Lo que me temo es que quizás toda esta preparación no sirva más que para dar pábulo a un cierto sentimiento y sensiblería personal que la imaginación popular ha ido tejiendo a lo largo de veinte siglos a partir de algunos datos, poco precisos ciertamente, del nacimiento de un niño allá, por las tierras de Judea. Todo ello, en vez de asumir en forma de compromiso lo que un día más tarde este recién nacido espetará sin más a los discípulos que el Bautista le envió para preguntarle si era Él realmente el Mesías. “Id y decid a Juan -les respondió- lo que habéis visto y oído: los ciegos ven, los mudos hablan, los cojos caminan…” (Lc. 7, 22-23).

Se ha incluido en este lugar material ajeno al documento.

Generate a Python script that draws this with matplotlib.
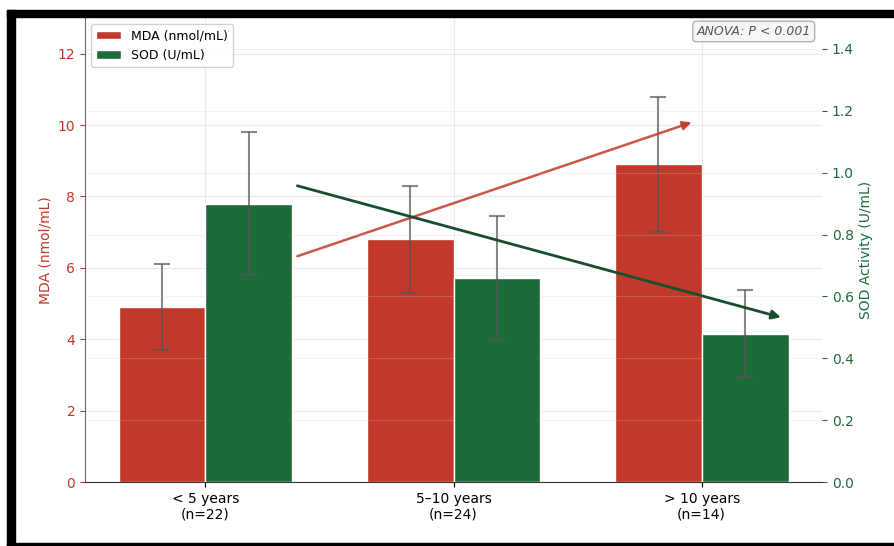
import matplotlib
matplotlib.use("Agg")
import matplotlib.pyplot as plt
from matplotlib.patches import Rectangle
import numpy as np

# data
groups = ["< 5 years\n(n=22)", "5–10 years\n(n=24)", "> 10 years\n(n=14)"]
mda_mean = [4.9, 6.8, 8.9]
mda_sd = [1.2, 1.5, 1.9]
sod_mean = [0.90, 0.66, 0.48]
sod_sd = [0.23, 0.20, 0.14]

red = "#c0392b"
green = "#1e6b3a"

W, H = 894, 546
fig = plt.figure(figsize=(W / 100, H / 100), dpi=100)
ax = fig.add_axes([85 / W, (H - 482) / H, (822 - 85) / W, (482 - 18) / H])
ax2 = ax.twinx()

x = np.arange(len(groups))
w = 0.35

ax.bar(x - w / 2, mda_mean, w, color=red, edgecolor="white", linewidth=1, label="MDA (nmol/mL)", zorder=2)
ax.errorbar(x - w / 2, mda_mean, yerr=mda_sd, fmt="none", ecolor="#555555", alpha=0.7,
            capsize=6, elinewidth=1.5, capthick=1.5, zorder=3)
ax2.bar(x + w / 2, sod_mean, w, color=green, edgecolor="white", linewidth=1, label="SOD (U/mL)", zorder=2)
ax2.errorbar(x + w / 2, sod_mean, yerr=sod_sd, fmt="none", ecolor="#555555", alpha=0.7,
             capsize=6, elinewidth=1.5, capthick=1.5, zorder=3)

ax.set_ylim(0, 13)
ax2.set_ylim(0, 1.5)
ax.set_xticks(x)
ax.set_xticklabels(groups, fontsize=10)

ax.set_ylabel("MDA (nmol/mL)", color=red, fontsize=10)
ax2.set_ylabel("SOD Activity (U/mL)", color=green, fontsize=10)
ax.tick_params(axis="y", colors=red, labelsize=10)
ax2.tick_params(axis="y", colors=green, labelsize=10)
ax.yaxis.set_ticks([0, 2, 4, 6, 8, 10, 12])
ax2.yaxis.set_ticks([0, 0.2, 0.4, 0.6, 0.8, 1.0, 1.2, 1.4])

# faint grid from both axes (ax2's lies over the red bars, keep it very light)
ax.grid(True, linestyle="-", color="#dddddd", alpha=0.6)
ax2.grid(True, axis="y", linestyle="-", color="#cccccc", alpha=0.25)
ax.set_axisbelow(True)

for a in (ax, ax2):
    a.spines["top"].set_visible(False)
    a.spines["right"].set_visible(False)
ax2.spines["left"].set_visible(False)
ax2.spines["bottom"].set_visible(False)
ax.spines["left"].set_color("#666666")
ax.spines["bottom"].set_color("#333333")

# trend arrows
ax.annotate("", xy=(1.97, 10.1), xytext=(0.36, 6.3),
            arrowprops=dict(arrowstyle="-|>", color=red, lw=1.8, alpha=0.85, mutation_scale=13))
ax2.annotate("", xy=(2.33, 0.53), xytext=(0.36, 0.96),
             arrowprops=dict(arrowstyle="-|>", color="#1a4d2e", lw=2, mutation_scale=13))

h1, l1 = ax.get_legend_handles_labels()
h2, l2 = ax2.get_legend_handles_labels()
ax2.legend(h1 + h2, l1 + l2, loc="upper left", fontsize=9, framealpha=0.9)

ax2.text(0.985, 0.985, "ANOVA: P < 0.001", transform=ax2.transAxes, ha="right", va="top",
         fontsize=9, style="italic", color="#555555",
         bbox=dict(boxstyle="round,pad=0.3", facecolor="#f5f5f5", edgecolor="#aaaaaa", alpha=0.9))

# black frame around the picture
def px_rect(x0, y0, x1, y1):
    fig.patches.append(Rectangle((x0 / W, (H - y1) / H), (x1 - x0) / W, (y1 - y0) / H,
                                 transform=fig.transFigure, color="black", zorder=10))

px_rect(7, 10, W, 17)
px_rect(7, 10, 15, H)
px_rect(7, 543, W, H)

fig.savefig("out.png", dpi=100)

Junto a esta manera de prepararse para la Navidad, la sociedad en general, “cristiana” precisamente, lo vive y lo espera de manera muy diferente. En este sentido, cabe reconocer que acostumbra a madrugar un poco más. Hace algunos días que la mayoría de las calles y plazas de nuestras ciudades comenzaron a iluminarse de manera muy especial. No de la manera que se hace cada año, sino con mayor intensidad, cuando esto es posible; pues, no en vano, los unos y los otros se retan y compiten para a ver quién logra superar mejor el espectáculo conseguido el año anterior. La luz, con todo lo que supone y significa, en este caso deja de tener finalidad en si misma, para convertirse en instrumento y medio que conduce a otras realidades. Así, pues, la luz queda convertida, por un lado, en signo y señal; mientras por otro, se la intenta imbuir de algo mucho más incisivo; es el mejor de los reclamos que llama a los unos y los otros, no solo para que compren lo que en muchos casos podría ser necesario; sino para que lo hagan hasta llegar al paroxismo, si hace falta.

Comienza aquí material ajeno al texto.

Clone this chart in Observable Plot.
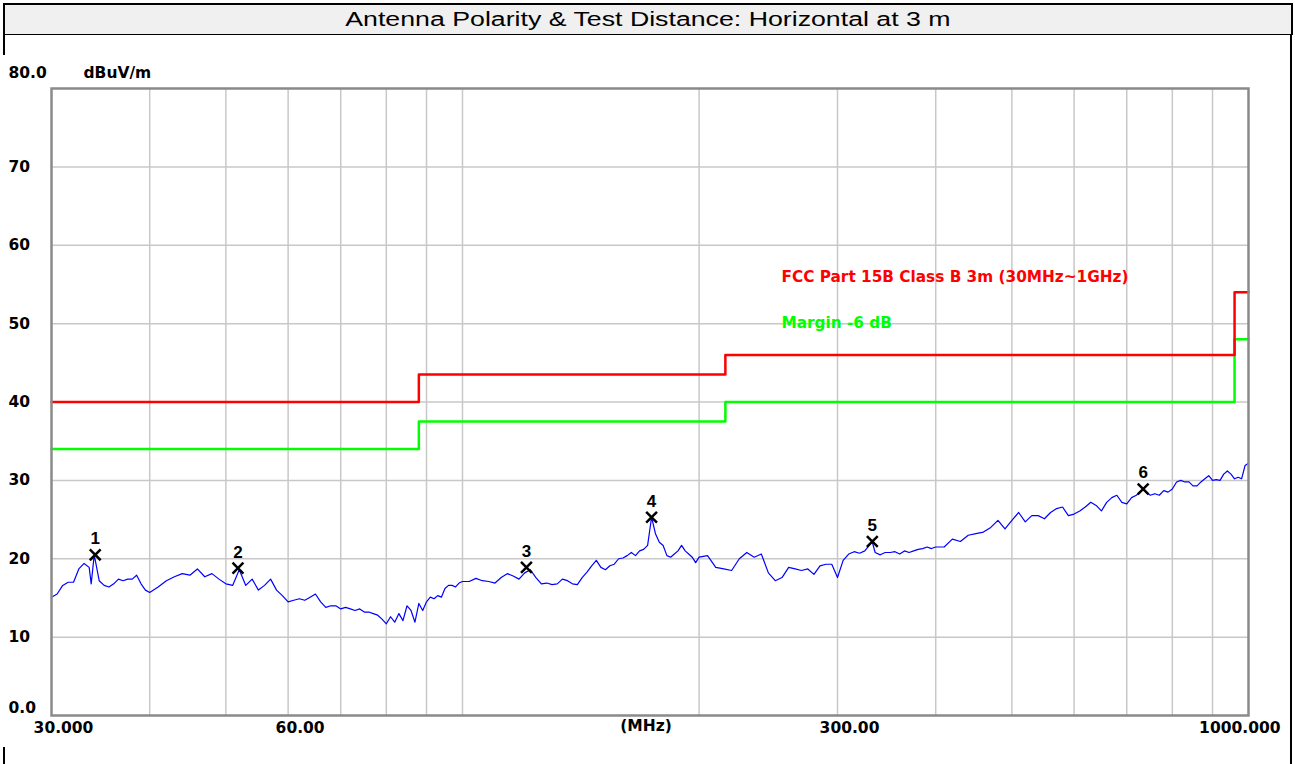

A la calle salen también unos cantos que otrora solamente se cantaban en los templos. Unos cantos preñados de una ternura y de un sentimiento profundo que obligan casi a la fuerza a hacerse portador/a de valores muy especiales. Valores tales como la bondad hacia todo y para con todas las personas; la solidaridad con el pobre, el perdón para con el ofensor, el deseo de paz para quienes, en un sentido o en otro, son víctimas de violencia o de abuso. Hablo de obligar, no porque alguien, desde fuera, imponga deberes más o menos onerosos que haya que esforzarse por llevar a cabo para convertir en realidad los valores antes aludidos. Se trataría de un esfuerzo en la línea, más bien, de una especie de auto obligación interior que nadie va a fiscalizar, sino que va a ser cada una y cada uno quienes lo ponga en práctica con la mayor generosidad del mundo y, curiosamente también, con una inmensa alegría. Vaya; que sí o sí, hay que ser buenos y buenas, porque toca; sin pretender ir más allá. Y eso mal que les pudiera pesar a no sé quién, o, incluso, a nosotras y a nosotros mismos.

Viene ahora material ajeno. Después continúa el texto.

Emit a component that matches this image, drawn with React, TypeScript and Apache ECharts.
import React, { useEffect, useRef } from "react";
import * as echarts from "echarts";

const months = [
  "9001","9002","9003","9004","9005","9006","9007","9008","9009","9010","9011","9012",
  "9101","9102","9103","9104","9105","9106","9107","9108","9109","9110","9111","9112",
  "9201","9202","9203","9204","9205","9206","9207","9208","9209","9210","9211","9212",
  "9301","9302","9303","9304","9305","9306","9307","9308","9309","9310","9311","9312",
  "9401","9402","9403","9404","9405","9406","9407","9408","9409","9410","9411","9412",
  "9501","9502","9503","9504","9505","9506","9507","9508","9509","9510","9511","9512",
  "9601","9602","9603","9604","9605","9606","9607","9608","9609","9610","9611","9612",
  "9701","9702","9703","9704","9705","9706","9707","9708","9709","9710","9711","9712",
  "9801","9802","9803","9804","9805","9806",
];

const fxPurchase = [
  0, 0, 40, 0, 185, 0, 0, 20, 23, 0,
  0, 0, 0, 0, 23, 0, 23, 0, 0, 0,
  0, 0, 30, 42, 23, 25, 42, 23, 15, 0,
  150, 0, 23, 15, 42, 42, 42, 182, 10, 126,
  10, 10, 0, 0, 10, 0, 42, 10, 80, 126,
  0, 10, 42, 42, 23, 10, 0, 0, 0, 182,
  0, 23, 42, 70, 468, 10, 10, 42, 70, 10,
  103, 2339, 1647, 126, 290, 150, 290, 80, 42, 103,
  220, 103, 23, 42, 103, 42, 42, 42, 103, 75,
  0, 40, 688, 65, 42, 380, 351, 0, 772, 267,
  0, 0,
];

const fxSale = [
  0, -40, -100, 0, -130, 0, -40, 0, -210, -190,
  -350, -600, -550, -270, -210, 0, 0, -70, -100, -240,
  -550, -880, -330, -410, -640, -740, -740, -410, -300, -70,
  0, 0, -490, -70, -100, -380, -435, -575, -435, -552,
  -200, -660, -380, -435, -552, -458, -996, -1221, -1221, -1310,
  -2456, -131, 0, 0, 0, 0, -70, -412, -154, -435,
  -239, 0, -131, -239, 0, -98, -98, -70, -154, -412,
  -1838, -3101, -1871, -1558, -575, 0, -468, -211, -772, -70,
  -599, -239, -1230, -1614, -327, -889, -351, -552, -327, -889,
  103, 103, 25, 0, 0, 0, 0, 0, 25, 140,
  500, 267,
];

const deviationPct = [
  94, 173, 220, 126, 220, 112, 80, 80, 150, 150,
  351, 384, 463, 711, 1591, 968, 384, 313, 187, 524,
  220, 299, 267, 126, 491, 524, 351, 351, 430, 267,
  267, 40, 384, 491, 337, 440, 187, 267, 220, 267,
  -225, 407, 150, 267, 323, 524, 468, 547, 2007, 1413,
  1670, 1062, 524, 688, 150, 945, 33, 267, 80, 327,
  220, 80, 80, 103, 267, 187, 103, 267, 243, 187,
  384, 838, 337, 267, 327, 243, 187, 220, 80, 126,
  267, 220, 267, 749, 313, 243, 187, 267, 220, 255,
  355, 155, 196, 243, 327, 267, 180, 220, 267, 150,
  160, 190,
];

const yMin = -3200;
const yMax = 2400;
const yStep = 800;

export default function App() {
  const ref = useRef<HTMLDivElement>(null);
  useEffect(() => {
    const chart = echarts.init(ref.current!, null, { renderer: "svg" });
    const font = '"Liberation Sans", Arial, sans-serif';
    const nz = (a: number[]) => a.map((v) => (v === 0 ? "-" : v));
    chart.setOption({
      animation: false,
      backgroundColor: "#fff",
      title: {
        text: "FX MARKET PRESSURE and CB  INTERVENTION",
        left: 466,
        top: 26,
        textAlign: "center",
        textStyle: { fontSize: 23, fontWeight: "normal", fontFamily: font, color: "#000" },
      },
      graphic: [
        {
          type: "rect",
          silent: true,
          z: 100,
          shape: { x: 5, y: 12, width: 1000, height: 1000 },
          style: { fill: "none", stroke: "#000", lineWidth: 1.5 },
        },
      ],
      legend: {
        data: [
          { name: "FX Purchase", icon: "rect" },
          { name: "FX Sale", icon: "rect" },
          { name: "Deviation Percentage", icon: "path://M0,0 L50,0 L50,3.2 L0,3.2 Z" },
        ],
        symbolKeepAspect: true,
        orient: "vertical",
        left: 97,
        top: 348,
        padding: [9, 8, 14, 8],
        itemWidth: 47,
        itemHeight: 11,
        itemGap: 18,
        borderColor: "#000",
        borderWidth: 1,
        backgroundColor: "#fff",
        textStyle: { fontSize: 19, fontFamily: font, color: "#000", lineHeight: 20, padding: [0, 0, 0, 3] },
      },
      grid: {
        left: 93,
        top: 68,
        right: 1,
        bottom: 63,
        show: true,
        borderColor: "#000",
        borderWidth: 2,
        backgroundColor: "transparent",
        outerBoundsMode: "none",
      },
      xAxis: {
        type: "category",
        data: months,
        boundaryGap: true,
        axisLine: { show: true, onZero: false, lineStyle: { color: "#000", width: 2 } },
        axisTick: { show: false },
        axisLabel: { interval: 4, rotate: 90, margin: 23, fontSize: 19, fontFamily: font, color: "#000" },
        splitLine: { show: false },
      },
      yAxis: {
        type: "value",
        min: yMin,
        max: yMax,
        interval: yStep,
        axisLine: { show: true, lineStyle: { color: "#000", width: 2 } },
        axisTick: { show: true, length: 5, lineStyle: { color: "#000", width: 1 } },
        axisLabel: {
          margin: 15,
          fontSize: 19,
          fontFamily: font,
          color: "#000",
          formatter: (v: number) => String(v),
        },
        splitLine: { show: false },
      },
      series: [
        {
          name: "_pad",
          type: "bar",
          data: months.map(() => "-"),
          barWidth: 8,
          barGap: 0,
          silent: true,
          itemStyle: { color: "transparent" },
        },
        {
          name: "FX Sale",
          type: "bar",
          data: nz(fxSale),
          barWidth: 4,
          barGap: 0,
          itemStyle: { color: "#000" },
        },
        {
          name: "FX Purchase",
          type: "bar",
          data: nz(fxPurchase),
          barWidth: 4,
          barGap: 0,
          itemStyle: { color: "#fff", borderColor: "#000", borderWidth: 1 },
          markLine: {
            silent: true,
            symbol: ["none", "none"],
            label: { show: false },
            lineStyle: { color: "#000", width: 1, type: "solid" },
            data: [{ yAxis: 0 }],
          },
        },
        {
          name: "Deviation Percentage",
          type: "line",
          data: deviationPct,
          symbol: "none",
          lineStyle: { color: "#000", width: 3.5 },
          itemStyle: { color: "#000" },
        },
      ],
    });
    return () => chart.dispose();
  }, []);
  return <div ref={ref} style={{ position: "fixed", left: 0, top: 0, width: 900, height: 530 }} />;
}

Claro que, vistos así estos “Advientos”, muy poco o nada se puede esperar de los mismos a corto y, mucho menos, a largo plazo; pues tengo la impresión de que no son fruto de convicciones sólidas y profundas, sino, más bien, de sentimientos bastante superficiales en general y, por lo visto hasta el momento, muy, pero que muy pasajeros.
A pesar de todo, no estoy abogando, por si alguien lo pudiera llegar a pensar, por un año, en este caso por un diciembre 2019, sin Navidad; ¡Dios me libre! Mis deseos son totalmente otros: ¡Quiero la Navidad; solo faltaba! Pero, eso sí: una Navidad menos mezquina, menos superflua, menos sensible religiosamente, menos… Una Navidad de sentimientos profundos que, a su vez, esté libre de experiencias baladís. Una Navidad que sea fruto de una religión que predica y es testimonio de un compromiso con todas las consecuencias. Y, puestos a pedir, mi deseo es que fuera una Navidad más “evangélica”.